### Requirement
Pick out the lines below that include the string "this".

[Records from a data source]

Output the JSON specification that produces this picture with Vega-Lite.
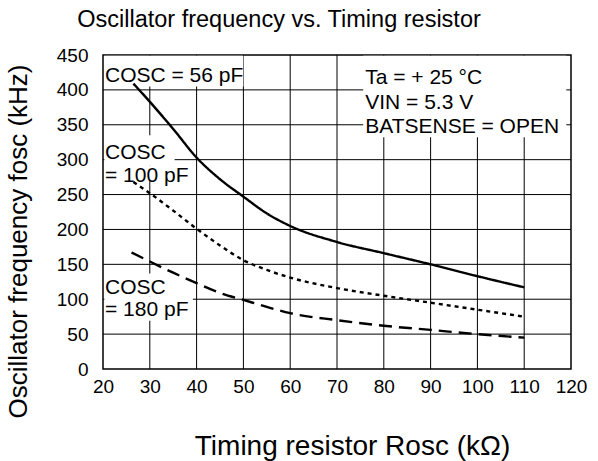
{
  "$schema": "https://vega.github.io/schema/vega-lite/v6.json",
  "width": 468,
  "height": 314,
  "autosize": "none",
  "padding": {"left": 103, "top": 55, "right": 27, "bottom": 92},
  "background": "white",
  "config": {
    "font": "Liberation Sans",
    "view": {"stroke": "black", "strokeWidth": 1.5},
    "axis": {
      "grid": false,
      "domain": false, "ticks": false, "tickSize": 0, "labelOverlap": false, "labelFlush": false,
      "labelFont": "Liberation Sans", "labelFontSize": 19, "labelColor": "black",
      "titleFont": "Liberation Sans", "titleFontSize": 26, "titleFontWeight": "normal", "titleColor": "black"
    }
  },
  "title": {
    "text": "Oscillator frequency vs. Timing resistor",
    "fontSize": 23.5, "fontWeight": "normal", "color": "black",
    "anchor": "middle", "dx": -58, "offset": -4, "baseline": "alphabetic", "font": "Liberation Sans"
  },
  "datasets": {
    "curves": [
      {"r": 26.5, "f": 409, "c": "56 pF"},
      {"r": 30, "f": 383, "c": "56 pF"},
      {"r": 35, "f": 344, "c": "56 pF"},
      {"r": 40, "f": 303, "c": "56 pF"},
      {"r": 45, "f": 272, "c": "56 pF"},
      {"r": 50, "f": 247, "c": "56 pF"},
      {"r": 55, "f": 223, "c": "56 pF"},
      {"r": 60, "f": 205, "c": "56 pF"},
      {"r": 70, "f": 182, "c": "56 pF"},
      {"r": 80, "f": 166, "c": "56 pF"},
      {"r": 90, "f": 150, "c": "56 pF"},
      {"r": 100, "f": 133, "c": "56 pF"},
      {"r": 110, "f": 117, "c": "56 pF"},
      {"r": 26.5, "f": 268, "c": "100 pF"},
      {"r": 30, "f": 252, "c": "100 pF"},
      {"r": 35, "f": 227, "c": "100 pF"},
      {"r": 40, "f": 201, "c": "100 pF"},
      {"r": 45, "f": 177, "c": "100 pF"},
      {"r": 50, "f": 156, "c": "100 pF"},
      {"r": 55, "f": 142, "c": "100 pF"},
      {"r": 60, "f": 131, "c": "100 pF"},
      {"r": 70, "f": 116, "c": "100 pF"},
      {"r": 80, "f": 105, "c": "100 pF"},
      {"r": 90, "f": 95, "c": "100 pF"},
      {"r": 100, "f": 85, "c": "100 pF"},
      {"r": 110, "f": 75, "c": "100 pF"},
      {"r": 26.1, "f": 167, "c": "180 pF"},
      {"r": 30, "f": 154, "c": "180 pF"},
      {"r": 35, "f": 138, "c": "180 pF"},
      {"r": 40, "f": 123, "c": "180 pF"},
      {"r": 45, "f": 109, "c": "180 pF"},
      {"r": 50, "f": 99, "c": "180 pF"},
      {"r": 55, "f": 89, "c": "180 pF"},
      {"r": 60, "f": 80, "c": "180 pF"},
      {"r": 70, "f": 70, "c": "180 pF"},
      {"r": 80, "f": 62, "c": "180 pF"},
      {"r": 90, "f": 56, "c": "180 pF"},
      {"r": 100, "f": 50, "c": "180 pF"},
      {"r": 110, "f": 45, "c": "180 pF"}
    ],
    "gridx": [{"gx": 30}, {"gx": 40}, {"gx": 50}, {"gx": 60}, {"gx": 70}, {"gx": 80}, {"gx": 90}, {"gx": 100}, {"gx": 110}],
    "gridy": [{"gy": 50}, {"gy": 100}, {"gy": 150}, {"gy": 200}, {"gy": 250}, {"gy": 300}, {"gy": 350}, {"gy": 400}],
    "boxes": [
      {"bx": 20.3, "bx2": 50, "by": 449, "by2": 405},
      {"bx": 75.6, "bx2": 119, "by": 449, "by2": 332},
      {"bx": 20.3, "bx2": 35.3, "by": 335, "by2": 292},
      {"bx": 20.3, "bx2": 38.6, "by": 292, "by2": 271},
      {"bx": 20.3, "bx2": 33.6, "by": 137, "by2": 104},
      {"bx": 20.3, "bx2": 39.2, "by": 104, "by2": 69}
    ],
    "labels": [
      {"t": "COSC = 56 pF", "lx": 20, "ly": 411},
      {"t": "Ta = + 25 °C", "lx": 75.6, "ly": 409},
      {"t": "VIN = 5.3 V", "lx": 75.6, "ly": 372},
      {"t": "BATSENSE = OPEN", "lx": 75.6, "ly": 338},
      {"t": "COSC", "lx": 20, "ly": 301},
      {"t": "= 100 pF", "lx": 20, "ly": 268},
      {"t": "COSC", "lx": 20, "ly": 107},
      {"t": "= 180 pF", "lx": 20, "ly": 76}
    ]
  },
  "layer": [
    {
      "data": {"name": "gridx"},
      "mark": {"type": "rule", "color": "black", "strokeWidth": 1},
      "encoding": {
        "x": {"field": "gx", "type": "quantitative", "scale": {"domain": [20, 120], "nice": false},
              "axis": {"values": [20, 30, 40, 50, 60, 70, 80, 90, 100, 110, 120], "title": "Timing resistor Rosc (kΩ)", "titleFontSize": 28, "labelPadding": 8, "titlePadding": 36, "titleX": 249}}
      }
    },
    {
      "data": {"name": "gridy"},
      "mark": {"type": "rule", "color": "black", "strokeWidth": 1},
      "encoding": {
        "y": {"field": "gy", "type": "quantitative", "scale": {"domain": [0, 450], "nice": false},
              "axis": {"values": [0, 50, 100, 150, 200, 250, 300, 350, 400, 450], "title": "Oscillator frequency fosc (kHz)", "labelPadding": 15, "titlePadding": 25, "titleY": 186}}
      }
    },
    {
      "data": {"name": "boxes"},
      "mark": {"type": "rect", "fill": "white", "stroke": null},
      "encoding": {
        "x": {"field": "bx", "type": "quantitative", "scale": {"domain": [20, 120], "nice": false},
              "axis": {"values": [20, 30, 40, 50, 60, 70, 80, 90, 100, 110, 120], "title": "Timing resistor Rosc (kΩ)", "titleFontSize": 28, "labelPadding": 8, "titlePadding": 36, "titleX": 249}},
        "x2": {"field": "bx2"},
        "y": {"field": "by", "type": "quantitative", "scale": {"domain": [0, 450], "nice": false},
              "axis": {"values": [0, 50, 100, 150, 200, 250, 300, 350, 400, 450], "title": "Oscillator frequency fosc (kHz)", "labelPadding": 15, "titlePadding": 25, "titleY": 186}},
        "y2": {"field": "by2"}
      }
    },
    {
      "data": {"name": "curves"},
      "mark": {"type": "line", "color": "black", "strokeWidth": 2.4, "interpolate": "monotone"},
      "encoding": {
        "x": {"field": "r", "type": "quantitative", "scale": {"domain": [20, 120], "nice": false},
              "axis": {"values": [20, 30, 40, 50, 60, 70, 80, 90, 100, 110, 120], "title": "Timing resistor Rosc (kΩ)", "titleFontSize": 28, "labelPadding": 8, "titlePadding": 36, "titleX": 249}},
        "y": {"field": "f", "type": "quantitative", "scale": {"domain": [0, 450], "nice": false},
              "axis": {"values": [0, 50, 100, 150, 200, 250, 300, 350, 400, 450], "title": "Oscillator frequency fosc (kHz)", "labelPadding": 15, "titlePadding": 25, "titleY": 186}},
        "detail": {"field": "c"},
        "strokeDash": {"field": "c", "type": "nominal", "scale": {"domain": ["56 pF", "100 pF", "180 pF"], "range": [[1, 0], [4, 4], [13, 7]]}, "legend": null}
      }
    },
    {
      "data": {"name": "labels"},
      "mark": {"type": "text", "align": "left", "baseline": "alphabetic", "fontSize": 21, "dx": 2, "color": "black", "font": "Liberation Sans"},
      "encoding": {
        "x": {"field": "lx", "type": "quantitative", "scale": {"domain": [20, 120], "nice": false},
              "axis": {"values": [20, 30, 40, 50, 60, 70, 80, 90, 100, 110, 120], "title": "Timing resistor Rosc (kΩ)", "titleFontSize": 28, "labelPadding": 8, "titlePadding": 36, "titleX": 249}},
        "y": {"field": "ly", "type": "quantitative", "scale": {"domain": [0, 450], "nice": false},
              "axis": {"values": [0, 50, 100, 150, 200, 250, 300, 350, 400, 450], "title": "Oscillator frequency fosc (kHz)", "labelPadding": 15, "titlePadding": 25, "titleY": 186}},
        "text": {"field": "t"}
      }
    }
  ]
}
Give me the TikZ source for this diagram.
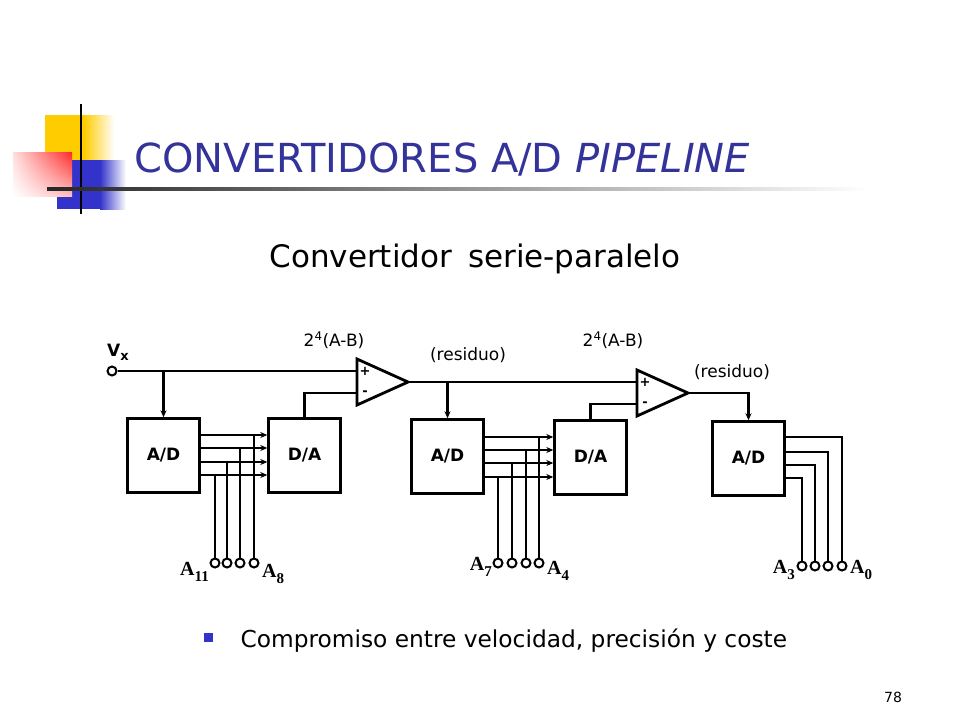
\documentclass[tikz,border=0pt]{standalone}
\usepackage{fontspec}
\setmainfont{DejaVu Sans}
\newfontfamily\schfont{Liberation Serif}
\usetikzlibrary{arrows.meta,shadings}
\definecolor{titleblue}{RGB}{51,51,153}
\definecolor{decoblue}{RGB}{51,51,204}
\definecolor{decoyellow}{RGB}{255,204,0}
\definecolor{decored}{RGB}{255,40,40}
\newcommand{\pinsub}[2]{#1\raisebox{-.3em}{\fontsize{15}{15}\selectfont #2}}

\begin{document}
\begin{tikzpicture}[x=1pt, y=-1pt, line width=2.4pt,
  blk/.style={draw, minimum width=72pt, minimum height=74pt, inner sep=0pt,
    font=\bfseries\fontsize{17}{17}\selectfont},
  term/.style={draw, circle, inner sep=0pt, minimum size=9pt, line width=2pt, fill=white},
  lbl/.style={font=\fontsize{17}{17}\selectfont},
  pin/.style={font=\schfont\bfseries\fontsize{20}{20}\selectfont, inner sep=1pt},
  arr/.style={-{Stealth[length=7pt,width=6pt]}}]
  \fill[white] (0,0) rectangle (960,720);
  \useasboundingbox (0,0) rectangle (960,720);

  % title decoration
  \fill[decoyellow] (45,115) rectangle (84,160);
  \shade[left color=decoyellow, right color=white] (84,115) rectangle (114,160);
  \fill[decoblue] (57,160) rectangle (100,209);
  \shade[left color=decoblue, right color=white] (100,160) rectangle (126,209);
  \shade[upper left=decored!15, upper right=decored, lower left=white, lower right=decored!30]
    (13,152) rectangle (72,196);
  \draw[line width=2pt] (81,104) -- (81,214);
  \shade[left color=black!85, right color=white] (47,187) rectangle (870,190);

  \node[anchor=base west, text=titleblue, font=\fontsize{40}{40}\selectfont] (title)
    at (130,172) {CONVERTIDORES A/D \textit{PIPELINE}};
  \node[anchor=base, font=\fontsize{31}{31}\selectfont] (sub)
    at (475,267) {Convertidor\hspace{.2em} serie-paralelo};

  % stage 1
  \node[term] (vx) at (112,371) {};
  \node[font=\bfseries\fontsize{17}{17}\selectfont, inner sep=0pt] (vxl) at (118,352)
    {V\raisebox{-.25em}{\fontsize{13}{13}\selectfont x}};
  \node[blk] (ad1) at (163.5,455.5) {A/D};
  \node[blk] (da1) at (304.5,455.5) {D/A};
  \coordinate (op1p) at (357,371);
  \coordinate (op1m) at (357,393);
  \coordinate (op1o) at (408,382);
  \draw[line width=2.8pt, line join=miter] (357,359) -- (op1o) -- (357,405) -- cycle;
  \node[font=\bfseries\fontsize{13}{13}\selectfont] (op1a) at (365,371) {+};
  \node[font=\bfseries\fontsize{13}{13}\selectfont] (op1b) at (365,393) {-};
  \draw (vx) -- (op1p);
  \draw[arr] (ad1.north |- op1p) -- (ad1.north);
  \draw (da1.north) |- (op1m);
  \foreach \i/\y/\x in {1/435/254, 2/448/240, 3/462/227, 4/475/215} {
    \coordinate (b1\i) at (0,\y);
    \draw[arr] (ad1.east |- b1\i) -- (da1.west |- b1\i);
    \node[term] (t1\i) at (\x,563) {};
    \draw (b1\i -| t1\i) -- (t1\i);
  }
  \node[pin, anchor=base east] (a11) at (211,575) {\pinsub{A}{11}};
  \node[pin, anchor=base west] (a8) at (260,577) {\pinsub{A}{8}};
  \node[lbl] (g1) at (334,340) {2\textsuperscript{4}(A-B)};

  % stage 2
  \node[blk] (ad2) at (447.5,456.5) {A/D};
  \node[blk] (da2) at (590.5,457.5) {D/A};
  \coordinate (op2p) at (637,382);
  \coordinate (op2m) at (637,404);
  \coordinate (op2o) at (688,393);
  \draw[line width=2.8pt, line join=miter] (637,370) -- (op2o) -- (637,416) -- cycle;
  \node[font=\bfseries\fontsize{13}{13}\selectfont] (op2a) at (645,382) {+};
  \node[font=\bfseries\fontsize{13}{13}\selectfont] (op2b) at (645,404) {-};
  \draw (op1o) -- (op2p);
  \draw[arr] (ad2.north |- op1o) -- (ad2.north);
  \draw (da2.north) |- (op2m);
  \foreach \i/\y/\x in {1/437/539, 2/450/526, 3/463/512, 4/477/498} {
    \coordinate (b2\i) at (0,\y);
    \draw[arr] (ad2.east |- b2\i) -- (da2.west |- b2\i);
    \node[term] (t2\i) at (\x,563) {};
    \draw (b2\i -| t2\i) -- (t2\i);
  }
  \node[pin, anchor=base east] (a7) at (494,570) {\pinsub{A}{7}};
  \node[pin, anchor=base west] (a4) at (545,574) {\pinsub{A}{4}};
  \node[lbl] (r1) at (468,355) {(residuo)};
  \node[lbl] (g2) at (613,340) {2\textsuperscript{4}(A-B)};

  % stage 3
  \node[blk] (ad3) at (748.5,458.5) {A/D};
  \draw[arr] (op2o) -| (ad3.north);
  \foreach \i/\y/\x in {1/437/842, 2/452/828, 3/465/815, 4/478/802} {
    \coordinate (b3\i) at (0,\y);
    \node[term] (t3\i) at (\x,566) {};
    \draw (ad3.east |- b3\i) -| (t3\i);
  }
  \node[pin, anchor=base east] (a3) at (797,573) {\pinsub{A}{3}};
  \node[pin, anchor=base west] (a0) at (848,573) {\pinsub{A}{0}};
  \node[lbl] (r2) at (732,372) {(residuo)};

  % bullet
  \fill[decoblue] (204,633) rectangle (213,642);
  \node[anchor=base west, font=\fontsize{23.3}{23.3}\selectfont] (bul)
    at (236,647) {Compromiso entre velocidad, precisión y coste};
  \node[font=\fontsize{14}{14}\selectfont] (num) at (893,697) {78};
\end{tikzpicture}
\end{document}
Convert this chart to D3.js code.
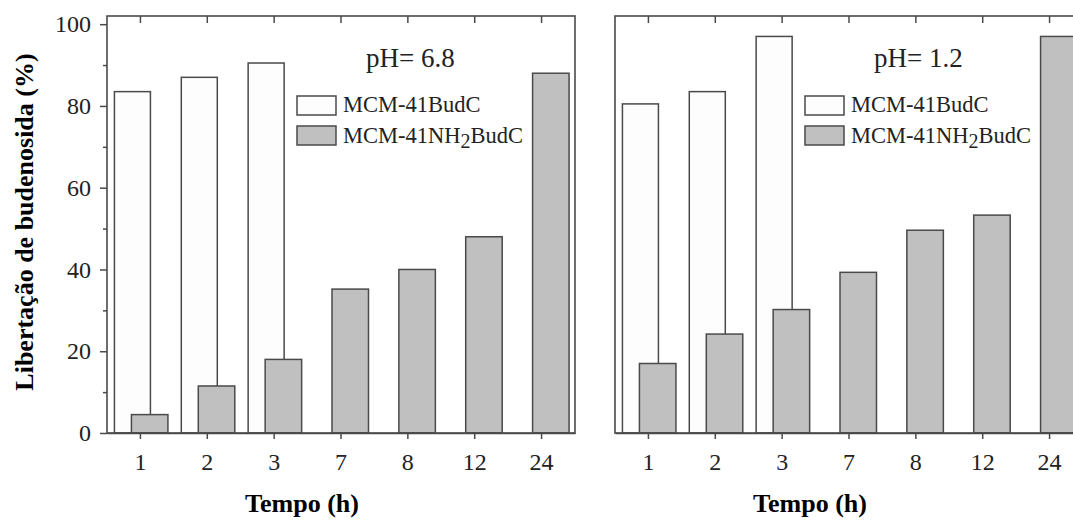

### Exercise solution
Output the JSON specification that produces this picture with Vega-Lite.
Give me the TikZ source for this diagram.
Convert this chart to D3.js code.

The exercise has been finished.